New adsorbent removes radioactive caesium ions from nuclear wastewater

A nuclear power plant in the Czech Republic.

Selective adsorption of radioactive caesium ions (Cs+) in highly acidic conditions is a major challenge in nuclear powerplant wastewater treatment. In what’s described as a new breakthrough, researchers from Korea have developed a calcium-doped adsorbent that turns unwanted protons in acidic wastewater into agents for facilitating better removal of Cs+ ions. The new material exhibits 68% higher adsorption of Cs+ in acidic conditions than in neutral conditions, and ushers in the possibility of designing high-performance adsorbents.

Nuclear power is typically considered a cleaner way of generating power compared to fossil fuels. It does not release air pollutants and greenhouse gases like carbon dioxide as by-products. However, it creates radiotoxic waste that needs proper treatment to prevent adverse environmental and health conditions.

One of the major by-products of the nuclear fission process used for power generation is 137Cs (an isotope of caesium), a radioactive element that has a half-life of 30 years and is often removed from nuclear powerplant (NPP) wastewater via selective adsorption using ion exchangers. However, this process is severely hindered in acidic wastewater where excess protons (H+) impair the adsorption ability and damage the lattice structure of the adsorbent.

In the new study, a team of researchers led by Prof. Kuk Cho from Pusan National University, Korea, identified a way to turn this adversity into an advantage. Published in the Journal of Hazardous Materials on 5th August 2023, they present potassium calcium thiostannate (KCaSnS), a new layered calcium (Ca2+)-doped chalcogenide ion exchanger. It utilizes the typically problematic H+ ions in acidic wastewater to enhance the caesium ion (Cs+) adsorption process. Essentially, the Ca2+ ions from KCaSnS are leached out by H+ and Cs+, making way for Cs+.
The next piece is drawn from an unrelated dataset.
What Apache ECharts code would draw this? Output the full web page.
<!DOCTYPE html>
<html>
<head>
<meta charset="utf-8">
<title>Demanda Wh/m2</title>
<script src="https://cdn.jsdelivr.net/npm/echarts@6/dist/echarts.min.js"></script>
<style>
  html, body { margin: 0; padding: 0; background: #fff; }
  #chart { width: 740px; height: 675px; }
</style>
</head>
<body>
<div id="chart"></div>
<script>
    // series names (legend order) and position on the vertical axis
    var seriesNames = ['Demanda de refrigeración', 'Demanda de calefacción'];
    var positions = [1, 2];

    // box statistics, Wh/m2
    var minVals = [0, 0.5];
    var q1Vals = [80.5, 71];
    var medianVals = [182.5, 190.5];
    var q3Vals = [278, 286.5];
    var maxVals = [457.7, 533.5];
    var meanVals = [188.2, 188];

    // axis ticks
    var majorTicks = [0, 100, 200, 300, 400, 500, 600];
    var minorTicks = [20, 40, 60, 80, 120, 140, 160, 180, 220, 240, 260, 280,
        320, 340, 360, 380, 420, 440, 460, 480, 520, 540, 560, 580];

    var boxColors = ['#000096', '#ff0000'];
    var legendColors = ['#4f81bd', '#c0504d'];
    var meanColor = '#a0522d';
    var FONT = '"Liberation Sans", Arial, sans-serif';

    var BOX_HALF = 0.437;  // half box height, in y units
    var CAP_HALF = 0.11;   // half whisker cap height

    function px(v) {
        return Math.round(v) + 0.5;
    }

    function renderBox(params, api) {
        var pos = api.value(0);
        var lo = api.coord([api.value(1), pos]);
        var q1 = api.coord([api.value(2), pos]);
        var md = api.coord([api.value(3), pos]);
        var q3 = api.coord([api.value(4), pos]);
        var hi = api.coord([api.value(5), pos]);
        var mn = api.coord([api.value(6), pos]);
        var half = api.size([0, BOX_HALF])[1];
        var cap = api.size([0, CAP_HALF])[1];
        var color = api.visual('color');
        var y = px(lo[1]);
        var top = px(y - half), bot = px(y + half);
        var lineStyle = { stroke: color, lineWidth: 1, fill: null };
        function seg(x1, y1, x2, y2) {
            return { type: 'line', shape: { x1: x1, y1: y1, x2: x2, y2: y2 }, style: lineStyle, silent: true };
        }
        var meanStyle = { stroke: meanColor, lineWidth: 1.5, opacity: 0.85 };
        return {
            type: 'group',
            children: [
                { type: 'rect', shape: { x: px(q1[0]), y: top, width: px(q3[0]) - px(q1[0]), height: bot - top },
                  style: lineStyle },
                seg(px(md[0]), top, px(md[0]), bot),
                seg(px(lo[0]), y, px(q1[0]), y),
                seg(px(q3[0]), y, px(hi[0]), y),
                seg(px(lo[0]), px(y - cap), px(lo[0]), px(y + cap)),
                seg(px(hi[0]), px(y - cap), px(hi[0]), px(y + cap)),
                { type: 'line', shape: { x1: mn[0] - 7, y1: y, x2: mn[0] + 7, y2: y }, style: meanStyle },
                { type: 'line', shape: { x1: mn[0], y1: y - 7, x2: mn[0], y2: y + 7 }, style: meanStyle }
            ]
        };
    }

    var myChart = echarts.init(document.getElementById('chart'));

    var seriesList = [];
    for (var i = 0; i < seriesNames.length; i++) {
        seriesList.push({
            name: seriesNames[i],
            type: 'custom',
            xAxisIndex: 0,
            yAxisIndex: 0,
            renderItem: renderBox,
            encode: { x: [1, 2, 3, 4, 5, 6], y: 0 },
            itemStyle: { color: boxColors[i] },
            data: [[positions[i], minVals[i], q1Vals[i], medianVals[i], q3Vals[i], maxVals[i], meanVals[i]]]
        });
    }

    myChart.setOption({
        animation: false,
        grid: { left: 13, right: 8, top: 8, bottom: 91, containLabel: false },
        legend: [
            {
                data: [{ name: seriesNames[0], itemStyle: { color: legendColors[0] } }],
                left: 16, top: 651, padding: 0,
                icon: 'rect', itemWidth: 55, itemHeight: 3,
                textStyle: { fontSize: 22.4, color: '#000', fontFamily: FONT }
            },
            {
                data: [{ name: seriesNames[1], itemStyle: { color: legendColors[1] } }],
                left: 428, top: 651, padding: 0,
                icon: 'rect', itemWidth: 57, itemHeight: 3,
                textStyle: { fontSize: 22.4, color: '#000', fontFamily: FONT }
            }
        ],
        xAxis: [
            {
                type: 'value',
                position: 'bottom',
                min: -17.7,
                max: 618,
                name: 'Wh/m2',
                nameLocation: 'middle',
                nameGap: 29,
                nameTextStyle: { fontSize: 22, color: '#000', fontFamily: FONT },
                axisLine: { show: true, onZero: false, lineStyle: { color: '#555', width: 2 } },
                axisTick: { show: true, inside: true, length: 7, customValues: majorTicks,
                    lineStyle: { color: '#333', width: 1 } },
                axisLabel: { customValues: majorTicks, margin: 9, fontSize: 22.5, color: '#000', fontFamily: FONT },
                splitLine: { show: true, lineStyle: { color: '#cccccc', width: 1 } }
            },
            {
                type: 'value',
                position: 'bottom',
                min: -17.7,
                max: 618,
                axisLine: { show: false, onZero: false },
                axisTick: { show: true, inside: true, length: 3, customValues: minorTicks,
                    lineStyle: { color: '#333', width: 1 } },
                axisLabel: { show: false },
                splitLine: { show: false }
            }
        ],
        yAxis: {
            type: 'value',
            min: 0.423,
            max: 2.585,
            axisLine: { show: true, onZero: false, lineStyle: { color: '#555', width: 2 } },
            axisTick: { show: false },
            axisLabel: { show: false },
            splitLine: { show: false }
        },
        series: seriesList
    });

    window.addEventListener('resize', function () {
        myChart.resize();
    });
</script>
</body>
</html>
“Through a transformative approach, the troublesome proton was converted into a functional agent by incorporating Ca2+ into the Sn–S matrix, resulting in a metastable structure. Moreover, Ca2+ is a harder Lewis acid than Cs+ and can thus leave the lattice easily because of its weaker affinity to the Lewis soft base S2- under acidic conditions. This provides a large enough space for Cs+ to reside after its release from the lattice structure,” explains Prof. Cho, speaking of the mechanism underlying the action of KCaSnS.

In the study, the team used the hydrothermal process to synthesize the novel KCaSnS ion-exchange material, which was then used to investigate the adsorption of a non-radioactive isotope of Cs+ (to avoid radioactivity exposure) in different solutions with pH values ranging from 1 to 13.

The team found that at pH 5.5 (neutral condition), the Cs+ adsorption capacity was 370 mg/g, whereas at pH 2 (strongly acidic), the capacity increased by 68% to 620 mg/g. Remarkably, this trend was completely opposite to what previous studies had established.

The researchers attributed this observation to the fact that under neutral conditions, the Ca2+ was leached out only from the interlayers, which accounted for around 20% of the total spots available for Cs+ to be adsorbed by the S2- ions in the Sn–S matrix. In contrast, under highly acidic conditions, nearly 100% of Ca2+ ions were leached out from both the interlayer and the backbone structure, allowing more Cs+ ions inside the lattice. Additionally, in all cases, interlayer K+ was involved in the ion exchange.

These results establish KCaSnS as a promising candidate for the removal of radioactive ions from NPP wastewater. The insights gained from this study could open up new avenues for the development of high-performance adsorbents for highly acidic environments. “The impressive adsorption capacity of KCaSnS can help alleviate the challenges associated with managing radioactive waste by providing a practical solution for reducing the volume of radioactive waste produced during spent fuel reprocessing and decommissioning of nuclear power plants,” concludes a hopeful Prof. Cho.